**** Records shown

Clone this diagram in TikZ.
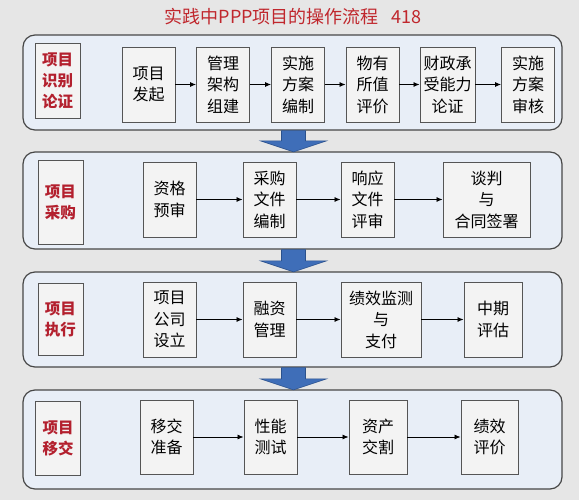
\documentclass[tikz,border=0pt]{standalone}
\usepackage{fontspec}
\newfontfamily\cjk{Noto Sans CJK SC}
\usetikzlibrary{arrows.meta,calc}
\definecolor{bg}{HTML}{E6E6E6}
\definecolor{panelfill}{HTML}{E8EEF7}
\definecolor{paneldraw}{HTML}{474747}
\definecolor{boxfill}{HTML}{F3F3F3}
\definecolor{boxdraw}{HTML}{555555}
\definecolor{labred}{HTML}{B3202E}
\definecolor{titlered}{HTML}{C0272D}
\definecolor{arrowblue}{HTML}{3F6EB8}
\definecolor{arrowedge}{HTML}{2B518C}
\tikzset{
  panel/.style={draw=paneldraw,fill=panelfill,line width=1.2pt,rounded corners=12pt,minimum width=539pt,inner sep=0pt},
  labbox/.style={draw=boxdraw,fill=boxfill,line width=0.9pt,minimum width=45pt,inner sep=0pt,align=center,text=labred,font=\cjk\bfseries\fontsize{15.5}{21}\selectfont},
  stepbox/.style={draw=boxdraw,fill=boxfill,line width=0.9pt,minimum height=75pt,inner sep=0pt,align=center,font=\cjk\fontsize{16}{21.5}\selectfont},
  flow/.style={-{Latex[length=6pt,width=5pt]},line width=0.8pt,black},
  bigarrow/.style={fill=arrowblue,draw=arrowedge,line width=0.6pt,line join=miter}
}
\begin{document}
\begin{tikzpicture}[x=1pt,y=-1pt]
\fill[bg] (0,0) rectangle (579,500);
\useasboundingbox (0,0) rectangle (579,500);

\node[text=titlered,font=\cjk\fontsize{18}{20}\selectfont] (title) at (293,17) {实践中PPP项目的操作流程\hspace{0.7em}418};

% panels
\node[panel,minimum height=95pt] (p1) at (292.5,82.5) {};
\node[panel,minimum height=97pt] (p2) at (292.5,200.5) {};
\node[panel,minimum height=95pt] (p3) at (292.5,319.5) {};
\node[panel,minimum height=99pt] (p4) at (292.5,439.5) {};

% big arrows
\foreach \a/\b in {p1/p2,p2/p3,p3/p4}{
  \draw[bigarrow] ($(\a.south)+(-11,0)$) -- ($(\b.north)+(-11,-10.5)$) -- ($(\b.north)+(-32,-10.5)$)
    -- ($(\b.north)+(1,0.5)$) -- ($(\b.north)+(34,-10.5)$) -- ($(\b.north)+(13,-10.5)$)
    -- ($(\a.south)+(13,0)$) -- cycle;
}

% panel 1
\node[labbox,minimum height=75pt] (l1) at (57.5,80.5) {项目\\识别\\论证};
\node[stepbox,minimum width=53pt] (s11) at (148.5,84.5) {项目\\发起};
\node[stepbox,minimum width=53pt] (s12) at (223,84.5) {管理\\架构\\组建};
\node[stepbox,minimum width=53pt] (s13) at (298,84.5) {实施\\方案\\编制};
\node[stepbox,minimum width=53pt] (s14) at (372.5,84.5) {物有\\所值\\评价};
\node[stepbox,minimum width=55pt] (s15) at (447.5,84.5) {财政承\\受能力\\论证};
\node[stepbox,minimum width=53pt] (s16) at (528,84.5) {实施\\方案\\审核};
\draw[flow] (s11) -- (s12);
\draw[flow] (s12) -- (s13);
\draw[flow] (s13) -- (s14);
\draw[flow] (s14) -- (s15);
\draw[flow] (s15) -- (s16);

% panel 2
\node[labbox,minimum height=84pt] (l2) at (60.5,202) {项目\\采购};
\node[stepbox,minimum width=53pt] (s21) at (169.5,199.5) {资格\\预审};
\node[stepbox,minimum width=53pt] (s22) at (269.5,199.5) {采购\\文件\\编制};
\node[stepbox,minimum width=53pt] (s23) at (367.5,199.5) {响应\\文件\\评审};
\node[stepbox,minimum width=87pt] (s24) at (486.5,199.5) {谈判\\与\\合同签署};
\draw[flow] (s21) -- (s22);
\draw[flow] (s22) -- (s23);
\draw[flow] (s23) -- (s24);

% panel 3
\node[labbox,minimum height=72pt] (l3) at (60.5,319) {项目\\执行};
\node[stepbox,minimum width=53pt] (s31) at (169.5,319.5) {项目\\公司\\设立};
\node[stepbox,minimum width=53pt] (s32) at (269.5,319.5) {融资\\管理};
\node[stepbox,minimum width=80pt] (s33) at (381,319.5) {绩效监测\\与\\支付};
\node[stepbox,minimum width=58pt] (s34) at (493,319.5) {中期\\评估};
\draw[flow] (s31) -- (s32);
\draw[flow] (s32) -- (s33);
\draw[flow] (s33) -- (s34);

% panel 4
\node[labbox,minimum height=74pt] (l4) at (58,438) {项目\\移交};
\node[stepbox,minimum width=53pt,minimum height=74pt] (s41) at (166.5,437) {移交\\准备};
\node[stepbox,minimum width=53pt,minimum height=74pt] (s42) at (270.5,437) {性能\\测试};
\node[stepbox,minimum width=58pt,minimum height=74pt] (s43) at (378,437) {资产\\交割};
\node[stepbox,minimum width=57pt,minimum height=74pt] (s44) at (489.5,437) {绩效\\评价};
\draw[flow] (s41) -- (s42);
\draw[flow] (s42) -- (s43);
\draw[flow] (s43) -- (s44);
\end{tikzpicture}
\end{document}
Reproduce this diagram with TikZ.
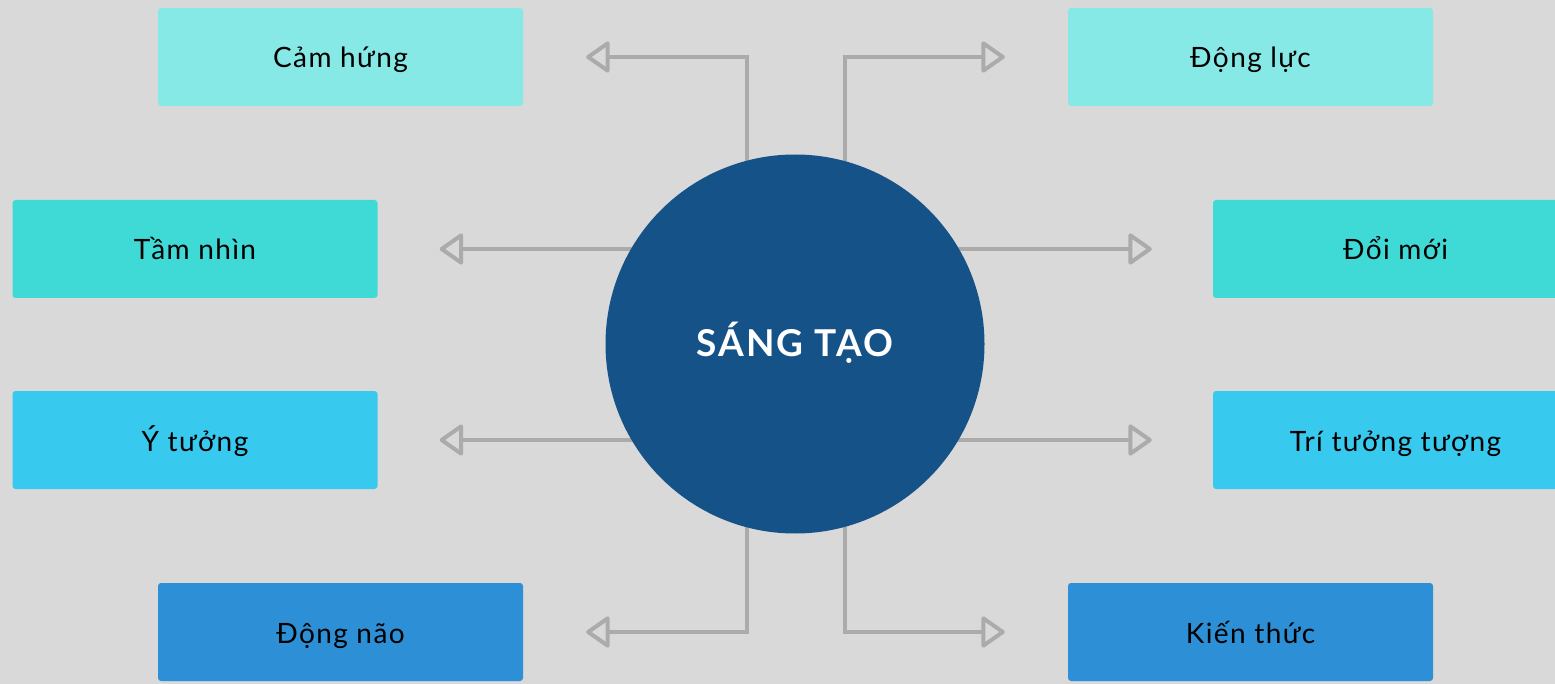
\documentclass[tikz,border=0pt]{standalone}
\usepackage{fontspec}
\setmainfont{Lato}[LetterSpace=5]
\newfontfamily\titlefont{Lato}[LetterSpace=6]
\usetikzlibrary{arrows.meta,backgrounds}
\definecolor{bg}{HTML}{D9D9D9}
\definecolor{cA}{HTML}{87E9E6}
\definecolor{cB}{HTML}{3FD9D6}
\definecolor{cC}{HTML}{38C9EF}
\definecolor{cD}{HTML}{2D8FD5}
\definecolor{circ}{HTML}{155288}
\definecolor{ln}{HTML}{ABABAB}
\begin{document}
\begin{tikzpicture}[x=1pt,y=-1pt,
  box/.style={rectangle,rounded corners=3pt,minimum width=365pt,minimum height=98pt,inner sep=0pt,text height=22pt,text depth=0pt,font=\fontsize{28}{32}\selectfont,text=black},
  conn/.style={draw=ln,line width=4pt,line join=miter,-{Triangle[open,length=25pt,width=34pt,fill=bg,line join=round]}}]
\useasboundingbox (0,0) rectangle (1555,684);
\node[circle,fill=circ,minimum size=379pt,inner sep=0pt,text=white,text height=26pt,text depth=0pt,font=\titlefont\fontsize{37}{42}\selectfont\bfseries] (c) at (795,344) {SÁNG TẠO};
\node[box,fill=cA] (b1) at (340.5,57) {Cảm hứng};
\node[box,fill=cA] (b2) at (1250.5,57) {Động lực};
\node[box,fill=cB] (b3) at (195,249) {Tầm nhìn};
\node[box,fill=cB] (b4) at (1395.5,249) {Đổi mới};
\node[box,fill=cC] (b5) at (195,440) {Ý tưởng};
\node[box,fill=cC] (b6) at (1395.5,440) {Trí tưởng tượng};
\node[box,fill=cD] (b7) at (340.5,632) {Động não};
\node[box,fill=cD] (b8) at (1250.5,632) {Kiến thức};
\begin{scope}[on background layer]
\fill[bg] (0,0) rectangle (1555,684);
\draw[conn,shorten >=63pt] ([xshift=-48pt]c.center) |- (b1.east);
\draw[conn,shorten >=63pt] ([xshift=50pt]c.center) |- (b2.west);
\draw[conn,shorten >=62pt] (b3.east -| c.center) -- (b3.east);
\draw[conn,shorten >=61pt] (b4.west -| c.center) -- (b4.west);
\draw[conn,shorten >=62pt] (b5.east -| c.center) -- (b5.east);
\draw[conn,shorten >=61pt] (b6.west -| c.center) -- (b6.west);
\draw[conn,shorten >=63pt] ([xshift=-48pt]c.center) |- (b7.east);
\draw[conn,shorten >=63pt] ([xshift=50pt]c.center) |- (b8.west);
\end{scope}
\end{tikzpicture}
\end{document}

********

◆ What you will do
Give again the lines from the line that contains "Reproduce this diagram with TikZ." through the last line of the material above, exactly and with both ends included. Omit the pictures.

◆ Response
Reproduce this diagram with TikZ.
\documentclass[tikz,border=0pt]{standalone}
\usepackage{fontspec}
\setmainfont{Lato}[LetterSpace=5]
\newfontfamily\titlefont{Lato}[LetterSpace=6]
\usetikzlibrary{arrows.meta,backgrounds}
\definecolor{bg}{HTML}{D9D9D9}
\definecolor{cA}{HTML}{87E9E6}
\definecolor{cB}{HTML}{3FD9D6}
\definecolor{cC}{HTML}{38C9EF}
\definecolor{cD}{HTML}{2D8FD5}
\definecolor{circ}{HTML}{155288}
\definecolor{ln}{HTML}{ABABAB}
\begin{document}
\begin{tikzpicture}[x=1pt,y=-1pt,
  box/.style={rectangle,rounded corners=3pt,minimum width=365pt,minimum height=98pt,inner sep=0pt,text height=22pt,text depth=0pt,font=\fontsize{28}{32}\selectfont,text=black},
  conn/.style={draw=ln,line width=4pt,line join=miter,-{Triangle[open,length=25pt,width=34pt,fill=bg,line join=round]}}]
\useasboundingbox (0,0) rectangle (1555,684);
\node[circle,fill=circ,minimum size=379pt,inner sep=0pt,text=white,text height=26pt,text depth=0pt,font=\titlefont\fontsize{37}{42}\selectfont\bfseries] (c) at (795,344) {SÁNG TẠO};
\node[box,fill=cA] (b1) at (340.5,57) {Cảm hứng};
\node[box,fill=cA] (b2) at (1250.5,57) {Động lực};
\node[box,fill=cB] (b3) at (195,249) {Tầm nhìn};
\node[box,fill=cB] (b4) at (1395.5,249) {Đổi mới};
\node[box,fill=cC] (b5) at (195,440) {Ý tưởng};
\node[box,fill=cC] (b6) at (1395.5,440) {Trí tưởng tượng};
\node[box,fill=cD] (b7) at (340.5,632) {Động não};
\node[box,fill=cD] (b8) at (1250.5,632) {Kiến thức};
\begin{scope}[on background layer]
\fill[bg] (0,0) rectangle (1555,684);
\draw[conn,shorten >=63pt] ([xshift=-48pt]c.center) |- (b1.east);
\draw[conn,shorten >=63pt] ([xshift=50pt]c.center) |- (b2.west);
\draw[conn,shorten >=62pt] (b3.east -| c.center) -- (b3.east);
\draw[conn,shorten >=61pt] (b4.west -| c.center) -- (b4.west);
\draw[conn,shorten >=62pt] (b5.east -| c.center) -- (b5.east);
\draw[conn,shorten >=61pt] (b6.west -| c.center) -- (b6.west);
\draw[conn,shorten >=63pt] ([xshift=-48pt]c.center) |- (b7.east);
\draw[conn,shorten >=63pt] ([xshift=50pt]c.center) |- (b8.west);
\end{scope}
\end{tikzpicture}
\end{document}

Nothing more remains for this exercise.